ALAN DERSHOWITZ: “Mr. Obama, your Iran deal will fall apart.

The Framers of our constitution probably would have regarded the nuclear deal with Iran as a “treaty,” subject to a two thirds ratification by the Senate. At the very least they would have required Congress to approve the agreement by a majority vote. It is unlikely that it would have allowed the President alone to make so important and enduring an international agreement.

If President Obama doesn’t treat the Iran agreement with more respect, all his arguments today are beside the point. The agreement won’t have the force of law. . . .

In the two and a quarter centuries since the ratification of the Constitution, the power of the executive has expanded considerably, but the Framers would be shocked by the current situation in which the president alone gets to make an important and enduring international agreement that can be overridden only by two thirds plus one of both the senate and the house.  At the very least, this important and enduring deal should have required a majority vote of Congress. . . .

While a majority of the House and the Senate voted for this exceptional set of rules for approving the Iran agreement, it was only to assure themselves that they would have any say at all in the matter. President Obama’s position was that he could make the “executive” agreement without Congressional approval. . . .

With regard to the deal with Iran, the stakes are so high, and the deal so central to the  continuing security of the free world, that it should — as a matter of democratic governance — require more than a presidential agreement and one third plus one of both houses of Congress.  This is especially true where there is no clear consensus in favor of the deal among the American people.  Though we do not govern by polls, it seems fairly clear that a majority of Americans now oppose the deal.

Let us never forget that America is a democracy where the people ultimately rule, and if the majority of Americans continue to oppose the deal, it will ultimately be rejected, if not by this administration, than by the next. An agreement, as distinguished from a treaty does not have the force of law. It can simply be abrogated by any future president.
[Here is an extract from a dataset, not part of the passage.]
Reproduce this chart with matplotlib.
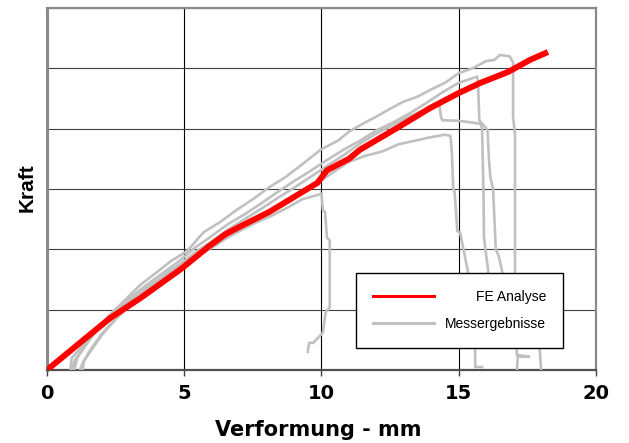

Exactly. David Rivkin and Lee Casey made similar arguments last month in the Wall Street Journal. But of course Rivkin and Casey are conservative lawyers, so their concerns about bypassing the Constitution’s treaty provisions may not carry much weight with anyone who is politically left-of-center. Because Dershowitz is a well-known political leftist (and former professor of Obama at Harvard), his opinion may garner more attention. It’s nice to see some liberal/progressives growing a pair, especially those who know a little something about the Constitution (and still care about it). Dershowitz’s Harvard Law colleague, Laurence Tribe, has recently spoken out about the constitutional infirmity of Obama’s Clean Power Plan, and he has been excoriated by Obama worshippers. Dershowitz will presumably now join Tribe on the Obama Administration’s blacklist.